Re: Bools are not unboxed

3 Oct 2004

      Hi Tomasz!

On Sun, Oct 03, 2004 at 03:07:01PM +0200, Tomasz Zielonka wrote:
...
Hello!
I was playing with monadic looping a'la replicateM_ and I created this
function:
for :: Int -> IO () -> IO ()
    for 0 _ = return ()
    for n x = x >> for (n - 1) x
Compiled with -O2, it is really fast and makes no unnecessary
allocations.
Yes, good code:

T.$wfor =
    \r [ww w w1]
        case ww of ds {
          __DEFAULT ->
              case w w1 of wild {
                GHC.Prim.(#,#) new_s a41 ->
                    case -# [ds 1] of sat_s1ZG {
                      __DEFAULT -> T.$wfor sat_s1ZG w new_s;
                    };
              };
          0 -> GHC.Prim.(#,#) [w1 GHC.Base.()];
        };
SRT(T.$wfor): []
T.for =
    \r [w w1 w2] case w of w3 { GHC.Base.I# ww -> T.$wfor ww w1 w2; };
SRT(T.for): []
...
So I made another version:
for :: Int -> IO () -> IO ()
    for n x | n > 0     = x >> for (n - 1) x
      | otherwise = return ()
To my surprise, it was much slower and made many allocations:
[...
Then I noticed the cause: 
    GHC.Prim.<# returns a boxed, heap allocated Bool, and so do other
    primitive comparison operators.
That's not really the cause.  A function returning a boxed value does
not necessarily have to allocate it, it is just a vectored return
afaik.

The code is:

T.$wfor' =
    \r [ww w]
        case ># [ww 0] of wild {
          GHC.Base.True ->
              let {
                k = \u []
                        case -# [ww 1] of sat_s1Z9 {
                          __DEFAULT -> T.$wfor' sat_s1Z9 w;
                        }; } in
              let {
                sat_s20d =
                    \r [eta]
                        case w eta of wild1 
			    { GHC.Prim.(#,#) new_s a41 -> k new_s; };
              } in  sat_s20d;
          GHC.Base.False -> lvl4;
        };
SRT(T.$wfor'): []
T.for' =
    \r [w w1] case w of w2 { GHC.Base.I# ww -> T.$wfor' ww w1; };
SRT(T.for'): []

The culprit is `let { k = \u ... }'.  The cause seems to be that eta
expansion is done at the wrong place, I do not know why.  The code we
would want is

T.$wfor4 =
    \r [ww w w1]
        case ># [ww 0] of wild {
          GHC.Base.True ->
              case w w1 of wild1 {
                GHC.Prim.(#,#) new_s a41 ->
                    case -# [ww 1] of sat_s1Y0 {
                      __DEFAULT -> T.$wfor4 sat_s1Y0 w new_s;
                    };
              };
          GHC.Base.False -> GHC.Prim.(#,#) [w1 GHC.Base.()];
        };
SRT(T.$wfor4): []
T.for4 =
    \r [w w1 w2] case w of w3 { GHC.Base.I# ww -> T.$wfor4 ww w1 w2; };
SRT(T.for4): []

(Notice that $wfor again take three arguments, the last one being the
state.)

Actually, this is produced by the following, although I have no idea
why.  Just the optimizer working unpredictably, I guess.

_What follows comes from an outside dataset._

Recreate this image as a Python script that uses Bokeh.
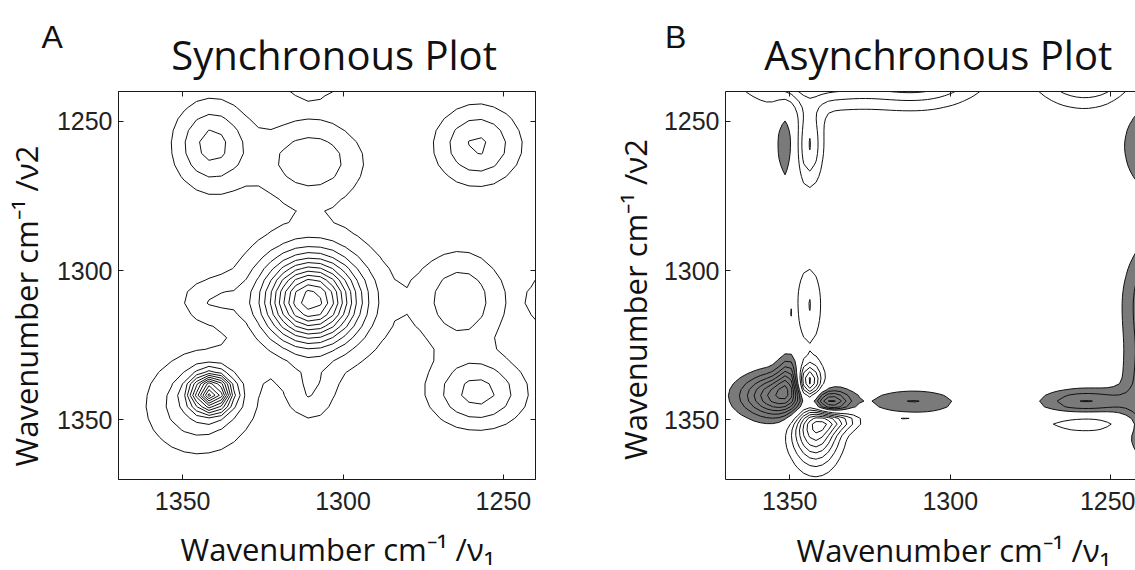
import numpy as np
from math import pi
from bokeh.plotting import figure
from bokeh.models import Range1d, FixedTicker, LinearAxis, Label
from bokeh.layouts import row, column
from bokeh.embed import file_html
from bokeh.resources import INLINE

# ---------------- data ----------------
ticks = [1250, 1300, 1350]
x_span_A = [1370, 1240]
x_span_B = [1370, 1242.3]
y_span = [1370, 1240]

# Synchronous map: auto peaks (on diagonal) and cross peaks (mirrored)
sync_auto_x = [1310, 1310, 1341, 1345, 1258]
sync_auto_y = [1310, 1310, 1341, 1345, 1258]
sync_auto_amp = [11.0, 1.8, 11.0, 3.0, 3.2]
sync_auto_sx = [9.5, 19.0, 4.0, 11.0, 9.0]
sync_auto_sy = [9.5, 19.0, 4.0, 11.0, 9.0]

sync_cross_x = [1341, 1310, 1341, 1310]
sync_cross_y = [1258, 1263, 1310, 1232]
sync_cross_amp = [3.4, 2.8, 1.6, 2.5]
sync_cross_sx = [8.0, 11.0, 7.0, 8.0]
sync_cross_sy = [10.0, 9.0, 5.0, 7.0]

sync_levels = [1, 2, 3, 4, 5, 6, 7, 8, 9, 10, 11, 12, 13]

# Asynchronous map: negative (grey) features; antisymmetric counterparts mirrored
async_x = [1351, 1350, 1338, 1311.5, 1258, 1351, 1350, 1232, 1232, 1232]
async_y = [1342, 1335, 1344.5, 1344, 1344, 1257, 1314, 1258, 1310, 1343]
async_amp = [-7.5, -3.0, -7.0, -2.05, -3.08, -1.8, -1.6, -4.5, -4.9, -5.0]
async_sx = [9.0, 2.5, 4.3, 10.0, 9.5, 2.5, 1.0, 7.9, 7.9, 7.9]
async_sy = [5.0, 5.0, 2.8, 3.0, 3.0, 11.0, 4.5, 10.0, 13.0, 14.0]

async_levels = [-8, -7, -6, -5, -4, -3, -2, -1, 1, 2, 3, 4, 5, 6, 7, 8]

GREY = "#7a7a7a"
INK = "#111111"


def peaks(X, Y, px, py, amp, sx, sy):
    Z = np.zeros_like(X)
    for x0, y0, a, s1, s2 in zip(px, py, amp, sx, sy):
        Z += a * np.exp(-((X - x0) ** 2 / (2 * s1 ** 2) + (Y - y0) ** 2 / (2 * s2 ** 2)))
    return Z


# sampling grids
gA = np.arange(1226.0, 1384.0, 3.86)
gB = np.arange(1226.0, 1384.0, 1.93)

XA, YA = np.meshgrid(gA, gA)
ZA = (peaks(XA, YA, sync_auto_x, sync_auto_y, sync_auto_amp, sync_auto_sx, sync_auto_sy)
      + peaks(XA, YA, sync_cross_x, sync_cross_y, sync_cross_amp, sync_cross_sx, sync_cross_sy)
      + peaks(XA, YA, sync_cross_y, sync_cross_x, sync_cross_amp, sync_cross_sy, sync_cross_sx))

XB, YB = np.meshgrid(gB, gB)
ZB = (peaks(XB, YB, async_x, async_y, async_amp, async_sx, async_sy)
      - peaks(XB, YB, async_y, async_x, async_amp, async_sy, async_sx))

X_LABEL = "Wavenumber cm\u207b\u00b9 /\u03bd\u2081"
Y_LABEL = "Wavenumber cm\u207b\u00b9 /\u03bd2"
TITLE_FONT = "Open Sans"


def style_axis(ax, labels=True):
    ax.ticker = FixedTicker(ticks=ticks)
    ax.major_tick_in = 5
    ax.major_tick_out = 0
    ax.minor_tick_line_color = None
    ax.axis_line_color = "#1a1a1a"
    ax.major_tick_line_color = "#1a1a1a"
    ax.major_label_text_font = "Liberation Sans"
    ax.major_label_text_color = "#222222"
    if labels:
        ax.major_label_text_font_size = "25px"
        ax.major_label_standoff = 6
    else:
        ax.major_label_text_font_size = "0px"
        ax.major_label_text_color = None
        ax.major_label_standoff = 0


def make_fig(xr, fw, left, right):
    p = figure(frame_width=fw, frame_height=388,
               x_range=Range1d(*xr), y_range=Range1d(*y_span),
               toolbar_location=None, output_backend="svg",
               min_border_left=left, min_border_right=right,
               min_border_top=9, min_border_bottom=46,
               background_fill_color="white", border_fill_color="white")
    p.grid.visible = False
    style_axis(p.xaxis[0])
    style_axis(p.yaxis[0])
    p.xaxis[0].major_label_standoff = 12
    top = LinearAxis()
    style_axis(top, labels=False)
    p.add_layout(top, "above")
    return p


def text_strip(w, h):
    f = figure(width=w, height=h, x_range=Range1d(0, w), y_range=Range1d(0, h),
               toolbar_location=None, output_backend="svg",
               min_border=0, outline_line_color=None)
    f.axis.visible = False
    f.grid.visible = False
    return f


def add_label(f, text, x, y, font, size, align="left", angle=0.0):
    f.add_layout(Label(x=x, y=y, x_units="screen", y_units="screen", text=text,
                       text_font=font, text_font_size=size, text_color=INK, angle=angle,
                       text_align=align, text_baseline="alphabetic"))


# ---------------- header (panel letters and titles) ----------------
head = text_strip(1135, 82)
add_label(head, "A", 41, 45.4, "Liberation Sans", "32px")
add_label(head, "Synchronous Plot", 333.6, 28.5, TITLE_FONT, "40px", align="center")
add_label(head, "B", 664.5, 45.4, "Liberation Sans", "32px")
add_label(head, "Asynchronous Plot", 937.7, 27.8, TITLE_FONT, "40px", align="center")

# ---------------- footer (x axis titles) ----------------
foot = text_strip(1135, 45)
add_label(foot, X_LABEL, 337, 21.5, TITLE_FONT, "31px", align="center")
add_label(foot, X_LABEL, 953, 20.5, TITLE_FONT, "31px", align="center")

# ---------------- side strips (y axis titles) ----------------
sideA = text_strip(50, 443)
add_label(sideA, Y_LABEL, 25.7, 173.5, TITLE_FONT, "31px", align="center", angle=pi / 2)
sideB = text_strip(95, 443)
add_label(sideB, Y_LABEL, 74.4, 180, TITLE_FONT, "31px", align="center", angle=pi / 2)

# ---------------- panel A ----------------
pA = make_fig(x_span_A, 417, 68, 25)
pA.outline_line_color = "#1a1a1a"
rgt = LinearAxis()
style_axis(rgt, labels=False)
pA.add_layout(rgt, "right")
pA.contour(x=gA, y=gA, z=ZA, levels=sync_levels, line_color=INK, line_width=1.0)

# ---------------- panel B ----------------
pB = make_fig(x_span_B, 410, 70, 0)
pB.outline_line_color = None
pB.contour(x=gB, y=gB, z=ZB, levels=[float(ZB.min()) - 1.0, -1.0],
           fill_color=GREY, line_color=None)
pB.contour(x=gB, y=gB, z=ZB, levels=async_levels, line_color=INK, line_width=1.0)

layout = column(head, row(sideA, pA, sideB, pB), foot)
open("out.html", "w").write(file_html(layout, INLINE))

for4 :: Int -> IO () -> IO ()
for4 n x = if n `gt` 0 == 0 then return () else x >> (for4 (n-1) x)

gt :: Int -> Int -> Int
gt x y = if x > y then 1 else 0

If you test it, it should be fast.

BTW, although counting upwards (and not solving the problem
generally), the following is ok too:

for2 :: Int -> IO () -> IO ()
for2 n x = sequence_ [x | i <- [1..n]]

T.lvl = \r [s] GHC.Prim.(#,#) [s GHC.Base.()];
SRT(T.lvl): []
T.$wfor2 =
    \r [ww w]
        case ># [1 ww] of wild {
          GHC.Base.True -> T.lvl;
          GHC.Base.False ->
              let {
                go10 =
                    \r [x1 eta]
                        case w eta of wild1 {
                          GHC.Prim.(#,#) new_s a41 ->
                              case ==# [x1 ww] of wild11 {
                                GHC.Base.True -> 
				    GHC.Prim.(#,#) [new_s GHC.Base.()];
                                GHC.Base.False ->
                                    case +# [x1 1] of sat_s1XA {
                                      __DEFAULT -> go10 sat_s1XA new_s;
                                    };
                              };
                        };
              } in  go10 1;
        };
SRT(T.$wfor2): []

T.for2 =
    \r [w w1] case w of w2 { GHC.Base.I# ww -> T.$wfor2 ww w1; };
SRT(T.for2): []

Playing with the code generated by ghc is a great way to waste time
for me.  Wait until you have found the RULES-pragma :-)

Have fun,

Carsten

-- 
Carsten Schultz (2:38, 33:47), FB Mathematik, FU Berlin
http://carsten.codimi.de/
PGP/GPG key on the pgp.net key servers, 
fingerprint on my home page.